Stock Market Update

10-Oct-25 16:25 ET
Tariff threat triggers broad selloff
Dow -878.82 at 45479.39, Nasdaq -820.20 at 22204.45, S&P -182.60 at 6552.50

[BRIEFING.COM] The stock market endured its sharpest pullback in months after President Trump reignited trade tensions with China, sparking a broad-based selloff that erased the week’s gains.

The S&P 500 (-2.7%) registered its worst session since April, while the Nasdaq Composite (-3.6%) and Dow Jones Industrial Average (-1.9%) also faced sharp retreats. The small-cap Russell 2000 (-3.0%) and S&P Mid Cap 400 (-2.8%) also underperformed as investors rotated out of risk assets in response to the renewed geopolitical uncertainty.

Stocks opened higher as traders attempted another buy-the-dip effort following yesterday’s retreat, but sentiment reversed after President Trump posted on Truth Social that China is “becoming very hostile,” that he saw “no reason” to meet with President Xi at the upcoming APEC Summit, and that the U.S. is weighing a “massive increase” of tariffs on Chinese imports.

The post, which followed Beijing’s decision to tighten export controls on rare earth materials, triggered an immediate wave of selling that persisted through the afternoon.

The ensuing sell-off touched nearly every corner of the market. The information technology (-4.0%), consumer discretionary (-3.3%), and communication services (-2.3%) sectors were among the worst performers, pressured by tariff-sensitive and high-beta names. 

The Vanguard Mega Cap Growth ETF slid 3.3%, as the market's largest names paced the decline throughout the session.

The Philadelphia Semiconductor Index dropped 6.3% as chipmakers, including NVIDIA (NVDA 183.04, -9.52, -4.95%) and Advanced Micro Devices (AMD 214.76, -18.13, -7.78%), faced additional pressure after Bloomberg reported that the Senate passed legislation to limit AI chip exports to China from the two companies. 

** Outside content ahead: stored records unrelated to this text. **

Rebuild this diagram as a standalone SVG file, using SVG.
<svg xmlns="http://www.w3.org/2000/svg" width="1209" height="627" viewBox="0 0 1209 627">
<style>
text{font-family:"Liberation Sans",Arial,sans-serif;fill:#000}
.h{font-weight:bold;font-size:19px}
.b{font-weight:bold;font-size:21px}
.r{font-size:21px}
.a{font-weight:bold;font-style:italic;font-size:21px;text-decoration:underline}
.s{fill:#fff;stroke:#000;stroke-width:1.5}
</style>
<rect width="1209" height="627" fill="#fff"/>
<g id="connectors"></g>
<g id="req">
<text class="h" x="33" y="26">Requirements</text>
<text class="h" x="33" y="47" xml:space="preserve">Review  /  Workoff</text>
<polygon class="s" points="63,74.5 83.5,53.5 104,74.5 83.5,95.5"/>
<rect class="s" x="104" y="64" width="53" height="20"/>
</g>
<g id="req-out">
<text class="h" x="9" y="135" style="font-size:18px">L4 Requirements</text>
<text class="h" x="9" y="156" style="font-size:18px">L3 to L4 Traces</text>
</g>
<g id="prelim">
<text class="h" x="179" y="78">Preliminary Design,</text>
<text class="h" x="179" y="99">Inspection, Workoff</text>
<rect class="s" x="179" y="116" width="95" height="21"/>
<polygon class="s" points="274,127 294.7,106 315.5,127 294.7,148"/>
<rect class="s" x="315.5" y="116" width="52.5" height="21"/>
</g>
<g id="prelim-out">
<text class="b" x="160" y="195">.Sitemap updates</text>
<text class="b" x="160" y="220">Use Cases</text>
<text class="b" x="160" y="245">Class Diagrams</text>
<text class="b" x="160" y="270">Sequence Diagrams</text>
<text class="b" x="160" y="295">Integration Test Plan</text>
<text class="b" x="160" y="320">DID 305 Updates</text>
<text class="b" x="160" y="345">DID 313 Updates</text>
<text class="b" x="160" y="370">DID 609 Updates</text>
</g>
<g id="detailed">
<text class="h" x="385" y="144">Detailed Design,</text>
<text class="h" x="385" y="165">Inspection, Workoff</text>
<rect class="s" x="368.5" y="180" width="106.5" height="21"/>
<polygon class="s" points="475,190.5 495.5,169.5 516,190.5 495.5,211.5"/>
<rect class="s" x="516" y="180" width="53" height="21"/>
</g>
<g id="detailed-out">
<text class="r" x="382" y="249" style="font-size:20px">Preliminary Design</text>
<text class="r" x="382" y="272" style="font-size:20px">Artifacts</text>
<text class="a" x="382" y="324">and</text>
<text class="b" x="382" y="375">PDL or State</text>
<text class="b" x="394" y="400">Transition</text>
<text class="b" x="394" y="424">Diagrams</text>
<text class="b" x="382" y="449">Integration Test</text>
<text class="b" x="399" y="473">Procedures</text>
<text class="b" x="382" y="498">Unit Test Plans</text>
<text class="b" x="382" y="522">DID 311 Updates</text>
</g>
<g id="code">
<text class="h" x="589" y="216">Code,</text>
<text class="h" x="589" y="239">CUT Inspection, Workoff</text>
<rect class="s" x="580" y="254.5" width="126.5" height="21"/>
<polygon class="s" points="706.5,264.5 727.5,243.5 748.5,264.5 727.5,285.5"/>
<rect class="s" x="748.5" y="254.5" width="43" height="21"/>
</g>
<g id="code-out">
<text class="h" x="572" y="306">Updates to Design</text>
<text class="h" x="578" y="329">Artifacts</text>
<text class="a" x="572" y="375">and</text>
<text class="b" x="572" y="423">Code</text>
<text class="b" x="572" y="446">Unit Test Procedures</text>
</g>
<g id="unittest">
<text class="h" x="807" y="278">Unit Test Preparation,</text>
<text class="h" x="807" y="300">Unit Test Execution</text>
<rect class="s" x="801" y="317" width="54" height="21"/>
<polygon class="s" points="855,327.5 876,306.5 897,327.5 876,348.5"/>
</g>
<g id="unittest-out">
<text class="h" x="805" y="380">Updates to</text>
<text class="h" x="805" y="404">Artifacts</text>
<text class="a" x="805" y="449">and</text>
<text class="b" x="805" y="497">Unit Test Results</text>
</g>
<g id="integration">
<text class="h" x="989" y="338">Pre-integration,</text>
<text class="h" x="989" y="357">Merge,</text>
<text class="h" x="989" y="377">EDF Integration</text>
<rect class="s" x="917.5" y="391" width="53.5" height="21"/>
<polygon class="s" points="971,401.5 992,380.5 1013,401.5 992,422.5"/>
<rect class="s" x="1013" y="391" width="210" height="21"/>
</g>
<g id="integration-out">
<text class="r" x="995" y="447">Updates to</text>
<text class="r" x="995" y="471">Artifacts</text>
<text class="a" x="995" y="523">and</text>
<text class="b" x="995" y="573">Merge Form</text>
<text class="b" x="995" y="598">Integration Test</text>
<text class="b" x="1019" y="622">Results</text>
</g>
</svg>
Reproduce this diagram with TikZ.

Crude oil, meanwhile, extended its slide, falling $2.48 (-4.0%) to $58.94 per barrel on renewed global growth concerns, sending the energy sector (-2.8%) sharply lower.

On the upside, the rare earth and critical mineral space provided a rare pocket of strength. MP Materials (MP 78.51, +6.22, +8.60%) and related domestic producers rallied on expectations of U.S. countermeasures to China’s export restrictions. 

The defensive consumer staples (+0.3%) also held firm, finishing the day as the only S&P 500 sector in positive territory. PepsiCo (PEP 150.08, +5.37, +3.71%) was the top advancing name in the S&P 500, as today's defensive sentiment combined with continued post-earnings strength.

After a long stretch of low-volatility sessions, the market finally encountered a meaningful macro shock, breaking the recent pattern of steady buy-the-dip advances. President Trump's comments reignited trade tension and prompted broad profit-taking across nearly every pocket of the market. Decliners outpaced advancers by a roughly 5-to-1 ratio on the NYSE and Nasdaq, sending the major averages into negative territory for the week. 

U.S. Treasuries finished the week on a firmly higher note, sending yields toward their September lows, with the 30-year yield settling at a level not seen since early April. The 2-year note yield settled down eight basis points to 3.52%, the 10-year note yield settled down ten basis points to 4.05%, and the 30-year note yield settled down ten basis points to 4.63%. 

  • Nasdaq Composite: +15.0% YTD
  • S&P 500: +11.4% YTD
  • Russell 2000: +7.4% YTD
  • DJIA: +6.9% YTD
  • S&P Mid Cap 400: +1.3% YTD

Reviewing today's data:

  • The preliminary University of Michigan Consumer Sentiment reading for October checked in at 55.0 (Briefing.com consensus: 54.5) versus the final reading of 55.1 for September. In the same period a year ago, the index stood at 70.5.
    • The key takeaway from the report is that consumers are not expecting any meaningful improvement in prices or job prospects, a view that could potentially crimp their discretionary spending activity.